───── Given information ─────

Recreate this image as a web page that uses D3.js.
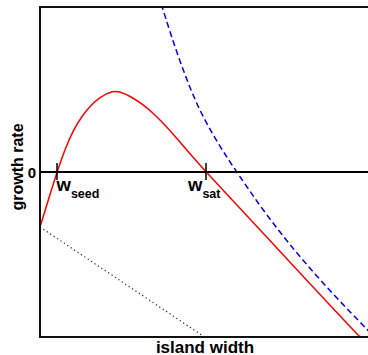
<!DOCTYPE html>
<html>
<head>
<meta charset="utf-8">
<script src="https://cdn.jsdelivr.net/npm/d3@7"></script>
<style>
    body { margin: 0; background: #fff; }
    svg { display: block; }
    text { font-family: "Liberation Sans", Arial, sans-serif; font-weight: bold; fill: #000; }
</style>
</head>
<body>
<svg id="chart" width="368" height="355"></svg>
<script>
// red curve: growth rate vs island width
const growthX = [0, 0.2439, 0.5183, 0.7622, 1.0152, 1.2805, 1.5244, 1.8293, 2.2348, 2.439, 2.7439,
    3.1494, 3.4543, 3.7591, 4.1677, 4.5732, 5.061, 5.8933, 6.9116, 7.9268, 8.9421, 9.7866];
const growthY = [-0.3333, -0.1758, 0, 0.1394, 0.2545, 0.3394, 0.3988, 0.4545, 0.4937, 0.486, 0.4604,
    0.4081, 0.3558, 0.2952, 0.2061, 0.1091, 0, -0.1758, -0.3939, -0.6121, -0.8303, -1.0061];

// blue dashed curve
const dashX = [3.6128, 3.7104, 3.9634, 4.2683, 4.5732, 4.878, 5.2835, 5.6921, 5.997, 6.9116, 7.9268, 8.9421, 9.9604, 10.2134];
const dashY = [1.0727, 1.0091, 0.8485, 0.6697, 0.5091, 0.3697, 0.2212, 0.0909, 0, -0.2648, -0.517, -0.743, -0.9515, -1.003];

// black dotted line
const dotX = [0, 4.97];
const dotY = [-0.3333, -0.994];

// marked zero crossings
const crossNames = ["seed", "sat"];
const crossX = [0.5183, 5.061];

const cfg = {
    left: 40,
    right: 368,
    top: 7,
    bottom: 337,
};

const svg = d3.select("#chart");

const x = d3.scaleLinear().domain([0, 10]).range([cfg.left, cfg.right]);
const y = d3.scaleLinear().domain([-1, 1]).range([cfg.bottom, cfg.top]);

svg.append("defs")
    .append("clipPath")
    .attr("id", "plot-clip")
    .append("rect")
    .attr("x", cfg.left)
    .attr("y", cfg.top)
    .attr("width", cfg.right - cfg.left)
    .attr("height", cfg.bottom - cfg.top);

const plot = svg.append("g").attr("clip-path", "url(#plot-clip)");

// basis curve smooths out reading noise in the points
const line = d3
    .line()
    .x(d => x(d[0]))
    .y(d => y(d[1]))
    .curve(d3.curveBasis);

// dotted
plot.append("path")
    .datum(d3.zip(dotX, dotY))
    .attr("d", d3.line().x(d => x(d[0])).y(d => y(d[1])))
    .attr("fill", "none")
    .attr("stroke", "#222")
    .attr("stroke-width", 1.2)
    .attr("stroke-dasharray", "1.2,2.9");

// blue dashed
plot.append("path")
    .datum(d3.zip(dashX, dashY))
    .attr("d", line)
    .attr("fill", "none")
    .attr("stroke", "#0000ee")
    .attr("stroke-width", 1.5)
    .attr("stroke-dasharray", "6,3.5");

// red
plot.append("path")
    .datum(d3.zip(growthX, growthY))
    .attr("d", line)
    .attr("fill", "none")
    .attr("stroke", "#ff0000")
    .attr("stroke-width", 1.5);

// frame: left, top, bottom
svg.append("path")
    .attr("d", `M${cfg.right},${cfg.top}H${cfg.left}V${cfg.bottom}H${cfg.right}`)
    .attr("fill", "none")
    .attr("stroke", "#111")
    .attr("stroke-width", 2);

// zero line
svg.append("line")
    .attr("x1", cfg.left)
    .attr("x2", cfg.right)
    .attr("y1", y(0))
    .attr("y2", y(0))
    .attr("stroke", "#000")
    .attr("stroke-width", 2);

svg.append("text")
    .attr("x", 32)
    .attr("y", y(0) + 5.5)
    .attr("text-anchor", "middle")
    .attr("font-size", 15)
    .text("0");

// zero-crossing ticks and labels
crossX.forEach((cx, i) => {
    svg.append("line")
        .attr("x1", x(cx))
        .attr("x2", x(cx))
        .attr("y1", y(0) - 9)
        .attr("y2", y(0) + 8)
        .attr("stroke", "#000")
        .attr("stroke-width", 1.5);
    const t = svg.append("text")
        .attr("x", x(cx) + (i === 0 ? -0.5 : -18))
        .attr("y", y(0) + 19)
        .attr("font-size", 18.5);
    t.append("tspan").text("w");
    t.append("tspan")
        .attr("font-size", 12.5)
        .attr("dy", 7)
        .text(crossNames[i]);
});

svg.append("text")
    .attr("x", 205)
    .attr("y", 352.5)
    .attr("text-anchor", "middle")
    .attr("font-size", 17)
    .text("island width");

svg.append("text")
    .attr("transform", `translate(23,${y(0) - 5}) rotate(-90)`)
    .attr("text-anchor", "middle")
    .attr("font-size", 16)
    .text("growth rate");
</script>
</body>
</html>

─────

**Task to carry out**
Set the lines above down again, word for word, from the first through the one containing "-0.6121, -0.8303, -1.0061];"; pictures excluded.

**In response**
Recreate this image as a web page that uses D3.js.
<!DOCTYPE html>
<html>
<head>
<meta charset="utf-8">
<script src="https://cdn.jsdelivr.net/npm/d3@7"></script>
<style>
    body { margin: 0; background: #fff; }
    svg { display: block; }
    text { font-family: "Liberation Sans", Arial, sans-serif; font-weight: bold; fill: #000; }
</style>
</head>
<body>
<svg id="chart" width="368" height="355"></svg>
<script>
// red curve: growth rate vs island width
const growthX = [0, 0.2439, 0.5183, 0.7622, 1.0152, 1.2805, 1.5244, 1.8293, 2.2348, 2.439, 2.7439,
    3.1494, 3.4543, 3.7591, 4.1677, 4.5732, 5.061, 5.8933, 6.9116, 7.9268, 8.9421, 9.7866];
const growthY = [-0.3333, -0.1758, 0, 0.1394, 0.2545, 0.3394, 0.3988, 0.4545, 0.4937, 0.486, 0.4604,
    0.4081, 0.3558, 0.2952, 0.2061, 0.1091, 0, -0.1758, -0.3939, -0.6121, -0.8303, -1.0061];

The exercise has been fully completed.